What day is it again?

This afternoon I had an idea. I said to myself, “I think I’ll use the bread machine to make the dough for char siu bao, often called manapua here in Hawai’i.”

I check the list of ingredients and see that I have everything except unsalted butter, non-fat dry milk and char siu. Off I go to Safeway to acquire them.

I head for the baking shelves to find the dry milk. $4.89 for a box of 3 3.2oz packages. Check. I go to the Dairy section along the back wall to find the unsalted butter. $6.49 for a pound of the stuff. Check. Then I head for the meat department. No char siu in sight. Woe is me!

“Aha! I’ll buzz the butcher in the back,” I think. I press the buzzer once. No response. I press it again. Still no response. I try a third time and get no answer. I reach down to the meat department door’s kickplate, which isn’t flush with the door but is rather a piece of hard rubber or plastic that extends about two inches from the door. I pull the door open and look inside. It’s completely dark, not a light anywhere. “This seems odd,” I think.

Then I realize “It’s Sunday! The butchers get Sunday off!”
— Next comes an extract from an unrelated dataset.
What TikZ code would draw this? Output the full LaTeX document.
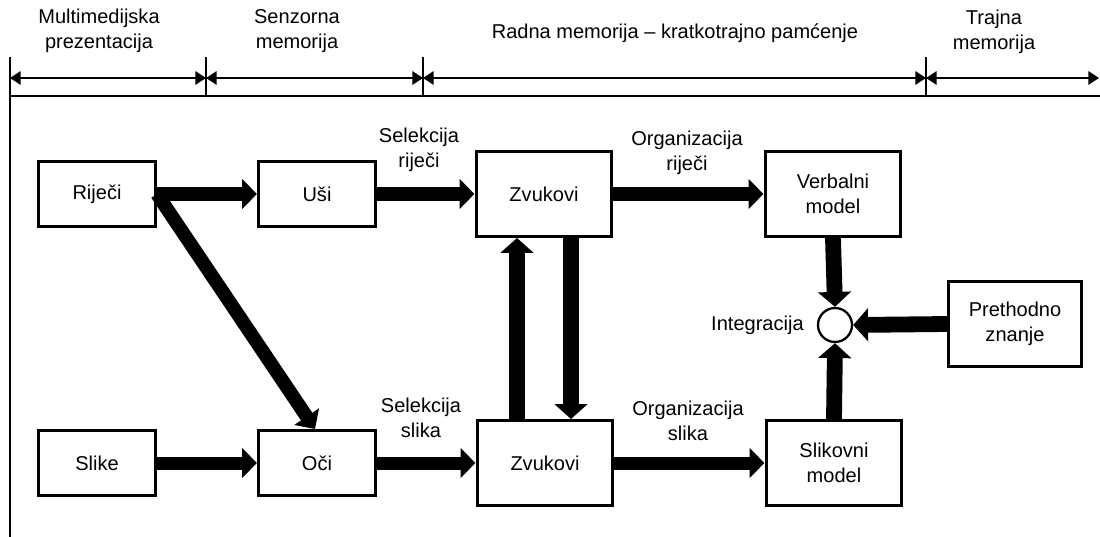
\documentclass[tikz,border=0pt]{standalone}
\usepackage{fontspec}
\setmainfont{Liberation Sans}
\usetikzlibrary{arrows.meta}

\tikzset{
	kutija/.style={draw, line width=1.7pt, minimum width=2.34cm, minimum height=1.3cm, align=center, inner sep=0pt},
	velika/.style={kutija, minimum width=2.72cm, minimum height=1.7cm},
	tok/.style={line width=7.4pt, -{Triangle[length=8.5pt,width=16.5pt]}},
	tokdeb/.style={line width=9pt, -{Triangle[length=8.5pt,width=18.5pt]}},
	mjera/.style={line width=1.2pt, {Triangle[length=6pt,width=7.5pt]}-{Triangle[length=6pt,width=7.5pt]}},
	natpis/.style={align=center, inner sep=0pt}
}

\begin{document}
\begin{tikzpicture}[x=0.02cm, y=-0.02cm, font=\fontsize{11.4}{14}\selectfont]
			%%%%% START %%%%%
			\useasboundingbox (0, 0) rectangle (1100, 537);
			
			% zaglavlje
			\node[natpis] (multi) at (99, 31) {Multimedijska\\prezentacija};
			\node[natpis] (senz) at (297, 31) {Senzorna\\memorija};
			\node[natpis] (radna) at (675, 33) {Radna memorija -- kratkotrajno pamćenje};
			\node[natpis] (trajna) at (994, 32) {Trajna\\memorija};
			
			\coordinate (k0) at (10, 78);
			\coordinate (k1) at (206, 78);
			\coordinate (k2) at (423, 78);
			\coordinate (k3) at (926, 78);
			\coordinate (k4) at (1099, 78);
			
			\draw[line width=1.4pt] (10, 57) -- (10, 537);
			\draw[line width=1.4pt] (10, 96) -- (1100, 96);
			\foreach \k in {k1, k2, k3}
				\draw[line width=1.4pt] ([yshift=0.42cm]\k) -- ([yshift=-0.36cm]\k);
			
			\draw[mjera] (k0) -- (k1);
			\draw[mjera] (k1) -- (k2);
			\draw[mjera] (k2) -- (k3);
			\draw[mjera] (k3) -- (k4);
			
			% kutije
			\node[kutija] (rijeci) at (97, 194) {Riječi};
			\node[kutija] (usi) at (317, 194) {Uši};
			\node[velika] (zvuk1) at (544, 194) {Zvukovi};
			\node[velika] (verbal) at (833, 194) {Verbalni\\model};
			
			\node[kutija] (slike) at (97, 463) {Slike};
			\node[kutija] (oci) at (317, 463) {Oči};
			\node[velika] (zvuk2) at (545, 463) {Zvukovi};
			\node[velika] (slikov) at (834, 463) {Slikovni\\model};
			
			\node[velika, minimum width=2.66cm] (znanje) at (1015, 324) {Prethodno\\znanje};
			\node[draw, circle, line width=1.3pt, minimum size=0.68cm, inner sep=0pt] (integ) at (835, 325) {};
			\node[natpis, anchor=east] (integtxt) at (804, 325) {Integracija};
			
			% natpisi strelica
			\node[natpis] (selrij) at (419, 150) {Selekcija\\riječi};
			\node[natpis] (selsli) at (421, 418) {Selekcija\\slika};
			\node[natpis] (orgrij) at (687, 153) {Organizacija\\riječi};
			\node[natpis] (orgsli) at (688, 421) {Organizacija\\slika};
			
			% strelice
			\draw[tok] (rijeci.east) -- (usi.west);
			\draw[tok] (usi.east) -- (usi.east -| zvuk1.west);
			\draw[tok] (zvuk1.east) -- (verbal.west);
			\draw[tok, line width=7.8pt] (rijeci.east) -- ([xshift=-0.04cm]oci.north);
			
			\draw[tok] (slike.east) -- (oci.west);
			\draw[tok] (oci.east) -- (oci.east -| zvuk2.west);
			\draw[tok] (zvuk2.east) -- (slikov.west);
			
			\draw[tokdeb] ([xshift=-0.56cm]zvuk2.north) -- ([xshift=-0.54cm]zvuk1.south);
			\draw[tokdeb] ([xshift=0.54cm]zvuk1.south) -- ([xshift=0.52cm]zvuk2.north);
			
			\draw[tokdeb] (verbal.south) -- (integ.north);
			\draw[tokdeb] (slikov.north) -- (integ.south);
			\draw[tokdeb] (znanje.west) -- (integ.east);
			
			%%%%% END %%%%%
\end{tikzpicture}
\end{document}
So I went back to the Dairy section and replaced the butter and back to the baking aisle to replace the dry milk, and I came home, sadder but wiser.

2 Comments

  1. It’s Chinese barbecued pork. If you’ve ever walked through a Chinatown market, it’s the bright red meat hanging on hooks near the hanging ducks. I wanted to buy the already-prepared kind I can get at Safeway rather than drive 30 miles into town and back to get the real thing in Honolulu’s Chinatown.